**WHAT THE TASK REQUIRES**
Pull out every line with the word "chart".

• • •

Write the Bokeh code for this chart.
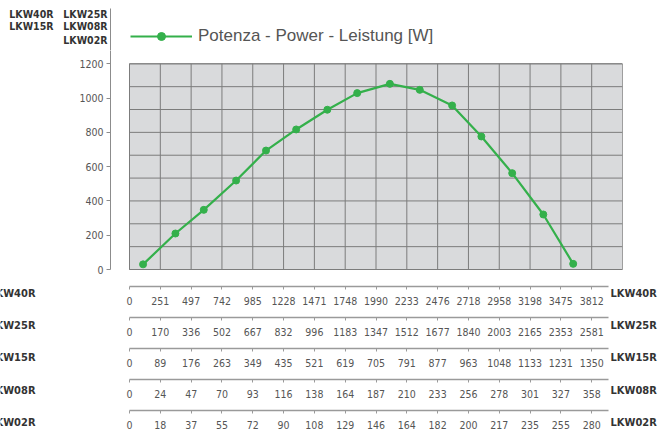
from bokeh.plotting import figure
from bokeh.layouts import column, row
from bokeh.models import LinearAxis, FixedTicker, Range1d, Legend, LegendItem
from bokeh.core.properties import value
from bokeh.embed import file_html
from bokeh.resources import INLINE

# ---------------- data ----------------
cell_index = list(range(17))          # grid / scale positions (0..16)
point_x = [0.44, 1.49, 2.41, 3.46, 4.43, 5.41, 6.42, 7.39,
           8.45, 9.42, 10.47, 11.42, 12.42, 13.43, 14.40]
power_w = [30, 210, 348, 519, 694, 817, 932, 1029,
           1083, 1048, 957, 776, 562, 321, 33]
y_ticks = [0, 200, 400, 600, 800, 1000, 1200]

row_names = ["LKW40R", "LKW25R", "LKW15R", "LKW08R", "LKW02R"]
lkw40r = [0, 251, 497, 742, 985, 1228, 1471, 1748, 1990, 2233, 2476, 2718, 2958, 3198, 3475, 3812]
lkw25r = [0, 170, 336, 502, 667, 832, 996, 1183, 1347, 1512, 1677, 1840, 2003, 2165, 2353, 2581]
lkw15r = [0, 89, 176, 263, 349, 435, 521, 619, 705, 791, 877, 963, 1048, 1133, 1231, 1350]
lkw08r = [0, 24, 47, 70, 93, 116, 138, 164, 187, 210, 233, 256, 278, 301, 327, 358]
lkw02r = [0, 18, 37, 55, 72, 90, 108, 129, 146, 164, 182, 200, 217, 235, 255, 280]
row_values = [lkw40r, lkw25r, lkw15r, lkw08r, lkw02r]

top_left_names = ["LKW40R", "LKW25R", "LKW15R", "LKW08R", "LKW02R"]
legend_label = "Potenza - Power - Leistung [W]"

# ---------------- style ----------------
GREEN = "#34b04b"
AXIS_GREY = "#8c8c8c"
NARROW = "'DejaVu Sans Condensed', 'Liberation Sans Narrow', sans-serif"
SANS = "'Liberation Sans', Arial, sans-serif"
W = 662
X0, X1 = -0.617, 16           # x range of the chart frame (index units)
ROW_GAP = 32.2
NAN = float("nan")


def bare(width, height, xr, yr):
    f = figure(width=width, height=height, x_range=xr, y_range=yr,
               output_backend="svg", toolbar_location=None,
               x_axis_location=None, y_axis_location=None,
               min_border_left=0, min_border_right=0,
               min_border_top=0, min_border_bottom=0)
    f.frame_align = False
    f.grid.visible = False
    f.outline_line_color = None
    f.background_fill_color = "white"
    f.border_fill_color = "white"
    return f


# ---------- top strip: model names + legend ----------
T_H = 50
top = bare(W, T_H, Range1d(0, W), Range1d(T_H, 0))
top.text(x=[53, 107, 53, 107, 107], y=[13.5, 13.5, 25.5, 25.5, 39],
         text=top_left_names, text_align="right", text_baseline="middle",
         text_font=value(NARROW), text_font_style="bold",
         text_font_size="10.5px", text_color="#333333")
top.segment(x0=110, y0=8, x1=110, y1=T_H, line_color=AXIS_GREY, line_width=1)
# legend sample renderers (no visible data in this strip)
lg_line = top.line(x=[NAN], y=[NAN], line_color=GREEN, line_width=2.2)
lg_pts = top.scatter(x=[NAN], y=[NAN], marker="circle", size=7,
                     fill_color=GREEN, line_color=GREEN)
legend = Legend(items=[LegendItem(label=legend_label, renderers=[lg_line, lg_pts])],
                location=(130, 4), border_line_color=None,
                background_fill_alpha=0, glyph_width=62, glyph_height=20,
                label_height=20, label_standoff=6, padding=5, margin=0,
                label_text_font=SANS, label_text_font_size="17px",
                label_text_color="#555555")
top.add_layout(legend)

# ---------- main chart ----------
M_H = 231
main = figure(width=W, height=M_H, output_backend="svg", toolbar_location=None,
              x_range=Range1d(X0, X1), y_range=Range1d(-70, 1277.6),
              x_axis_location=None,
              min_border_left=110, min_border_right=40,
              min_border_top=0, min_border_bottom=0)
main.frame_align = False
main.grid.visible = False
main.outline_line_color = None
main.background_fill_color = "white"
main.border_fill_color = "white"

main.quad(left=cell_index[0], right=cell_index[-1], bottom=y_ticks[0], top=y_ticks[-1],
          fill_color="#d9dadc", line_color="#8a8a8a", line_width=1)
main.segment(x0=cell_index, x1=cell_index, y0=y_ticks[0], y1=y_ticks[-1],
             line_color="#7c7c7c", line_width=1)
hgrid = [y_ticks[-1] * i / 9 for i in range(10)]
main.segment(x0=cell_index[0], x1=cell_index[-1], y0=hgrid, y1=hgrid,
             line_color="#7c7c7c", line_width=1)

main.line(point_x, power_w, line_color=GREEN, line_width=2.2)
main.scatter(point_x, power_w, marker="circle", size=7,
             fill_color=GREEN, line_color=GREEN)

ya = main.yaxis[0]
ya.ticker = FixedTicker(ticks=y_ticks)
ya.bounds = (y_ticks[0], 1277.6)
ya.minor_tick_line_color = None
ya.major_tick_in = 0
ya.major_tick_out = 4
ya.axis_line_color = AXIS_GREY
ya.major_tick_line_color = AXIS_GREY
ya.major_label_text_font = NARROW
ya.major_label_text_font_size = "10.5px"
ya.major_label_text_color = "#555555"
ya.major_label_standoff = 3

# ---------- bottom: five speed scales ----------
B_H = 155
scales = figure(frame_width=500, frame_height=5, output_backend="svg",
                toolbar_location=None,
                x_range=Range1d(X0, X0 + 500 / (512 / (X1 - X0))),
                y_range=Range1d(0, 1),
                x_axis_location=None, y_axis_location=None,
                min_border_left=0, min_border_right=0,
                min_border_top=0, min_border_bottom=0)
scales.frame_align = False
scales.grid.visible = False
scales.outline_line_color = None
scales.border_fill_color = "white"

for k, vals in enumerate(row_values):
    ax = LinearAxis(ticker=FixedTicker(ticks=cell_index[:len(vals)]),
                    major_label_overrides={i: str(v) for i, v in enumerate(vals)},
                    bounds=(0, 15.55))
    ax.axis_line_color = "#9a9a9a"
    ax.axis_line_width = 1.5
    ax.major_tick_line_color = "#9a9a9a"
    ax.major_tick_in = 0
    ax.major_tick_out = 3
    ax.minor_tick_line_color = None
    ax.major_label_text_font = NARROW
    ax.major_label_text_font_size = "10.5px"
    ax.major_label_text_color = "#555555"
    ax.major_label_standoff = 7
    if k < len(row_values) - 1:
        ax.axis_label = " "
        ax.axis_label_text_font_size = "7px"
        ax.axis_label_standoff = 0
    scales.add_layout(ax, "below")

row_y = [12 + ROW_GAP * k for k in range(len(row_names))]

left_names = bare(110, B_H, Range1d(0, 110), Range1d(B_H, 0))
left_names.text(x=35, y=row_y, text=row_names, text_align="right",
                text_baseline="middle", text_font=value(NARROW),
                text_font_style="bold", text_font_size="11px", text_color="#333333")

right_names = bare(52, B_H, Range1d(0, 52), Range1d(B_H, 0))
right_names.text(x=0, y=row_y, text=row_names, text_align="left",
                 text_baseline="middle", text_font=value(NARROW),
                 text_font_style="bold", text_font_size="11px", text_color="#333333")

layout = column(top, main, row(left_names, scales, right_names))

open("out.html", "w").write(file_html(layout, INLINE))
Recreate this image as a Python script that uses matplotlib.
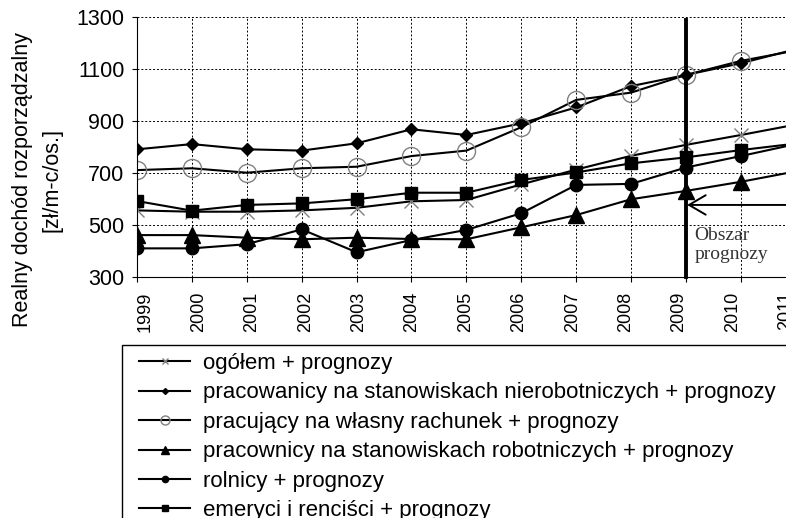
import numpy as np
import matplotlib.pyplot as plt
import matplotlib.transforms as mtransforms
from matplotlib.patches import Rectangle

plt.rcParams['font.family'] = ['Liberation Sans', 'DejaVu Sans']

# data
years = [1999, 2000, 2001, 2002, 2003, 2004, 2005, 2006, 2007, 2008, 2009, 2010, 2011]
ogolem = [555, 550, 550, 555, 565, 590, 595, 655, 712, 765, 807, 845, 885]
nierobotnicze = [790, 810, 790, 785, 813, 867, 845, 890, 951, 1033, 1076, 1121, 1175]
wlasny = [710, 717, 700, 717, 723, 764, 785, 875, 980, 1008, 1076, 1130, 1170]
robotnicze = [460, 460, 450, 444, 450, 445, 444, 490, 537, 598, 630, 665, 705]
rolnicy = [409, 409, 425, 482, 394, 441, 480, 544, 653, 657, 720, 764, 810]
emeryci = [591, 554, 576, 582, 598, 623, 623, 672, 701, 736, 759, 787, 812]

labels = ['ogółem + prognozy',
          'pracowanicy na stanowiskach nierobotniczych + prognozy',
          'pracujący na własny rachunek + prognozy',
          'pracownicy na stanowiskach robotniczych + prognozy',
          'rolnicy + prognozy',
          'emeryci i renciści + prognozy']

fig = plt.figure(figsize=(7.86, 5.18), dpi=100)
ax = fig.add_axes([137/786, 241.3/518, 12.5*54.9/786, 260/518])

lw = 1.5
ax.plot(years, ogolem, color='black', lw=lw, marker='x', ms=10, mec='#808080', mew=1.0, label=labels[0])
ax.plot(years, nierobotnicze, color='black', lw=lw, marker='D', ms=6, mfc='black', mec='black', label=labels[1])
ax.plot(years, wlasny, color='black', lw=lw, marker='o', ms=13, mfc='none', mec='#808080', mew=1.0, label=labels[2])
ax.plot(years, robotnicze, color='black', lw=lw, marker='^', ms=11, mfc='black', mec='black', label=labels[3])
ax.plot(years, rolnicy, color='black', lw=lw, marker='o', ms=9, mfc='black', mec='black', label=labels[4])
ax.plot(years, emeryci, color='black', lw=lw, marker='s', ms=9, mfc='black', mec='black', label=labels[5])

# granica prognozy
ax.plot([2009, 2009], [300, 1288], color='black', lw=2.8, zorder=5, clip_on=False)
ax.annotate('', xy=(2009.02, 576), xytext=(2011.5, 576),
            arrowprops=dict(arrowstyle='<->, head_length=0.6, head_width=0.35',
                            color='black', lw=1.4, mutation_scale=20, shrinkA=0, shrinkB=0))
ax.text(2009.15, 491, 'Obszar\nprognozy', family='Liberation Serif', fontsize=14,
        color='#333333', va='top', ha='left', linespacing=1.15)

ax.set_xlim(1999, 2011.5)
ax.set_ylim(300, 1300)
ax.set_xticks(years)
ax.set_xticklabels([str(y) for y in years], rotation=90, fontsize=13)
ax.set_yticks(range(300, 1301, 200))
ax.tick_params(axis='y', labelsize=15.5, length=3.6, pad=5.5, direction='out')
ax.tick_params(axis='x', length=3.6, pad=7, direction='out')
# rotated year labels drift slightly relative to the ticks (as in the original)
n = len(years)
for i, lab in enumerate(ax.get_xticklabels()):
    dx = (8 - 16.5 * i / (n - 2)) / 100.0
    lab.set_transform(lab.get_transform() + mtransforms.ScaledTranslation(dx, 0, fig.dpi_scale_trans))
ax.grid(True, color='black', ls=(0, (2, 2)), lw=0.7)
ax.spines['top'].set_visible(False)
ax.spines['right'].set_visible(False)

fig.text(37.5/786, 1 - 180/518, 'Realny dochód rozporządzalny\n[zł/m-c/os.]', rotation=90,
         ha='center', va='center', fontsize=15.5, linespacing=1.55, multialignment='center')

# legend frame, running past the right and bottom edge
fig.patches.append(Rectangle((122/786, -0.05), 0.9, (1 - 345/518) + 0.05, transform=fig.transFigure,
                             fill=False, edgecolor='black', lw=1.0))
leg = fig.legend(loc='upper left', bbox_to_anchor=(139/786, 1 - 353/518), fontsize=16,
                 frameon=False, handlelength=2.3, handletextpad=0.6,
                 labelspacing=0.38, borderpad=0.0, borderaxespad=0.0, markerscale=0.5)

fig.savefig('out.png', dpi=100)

• • •

**EXERCISE RESULT**
Write the Bokeh code for this chart.
X0, X1 = -0.617, 16           # x range of the chart frame (index units)
# ---------- main chart ----------

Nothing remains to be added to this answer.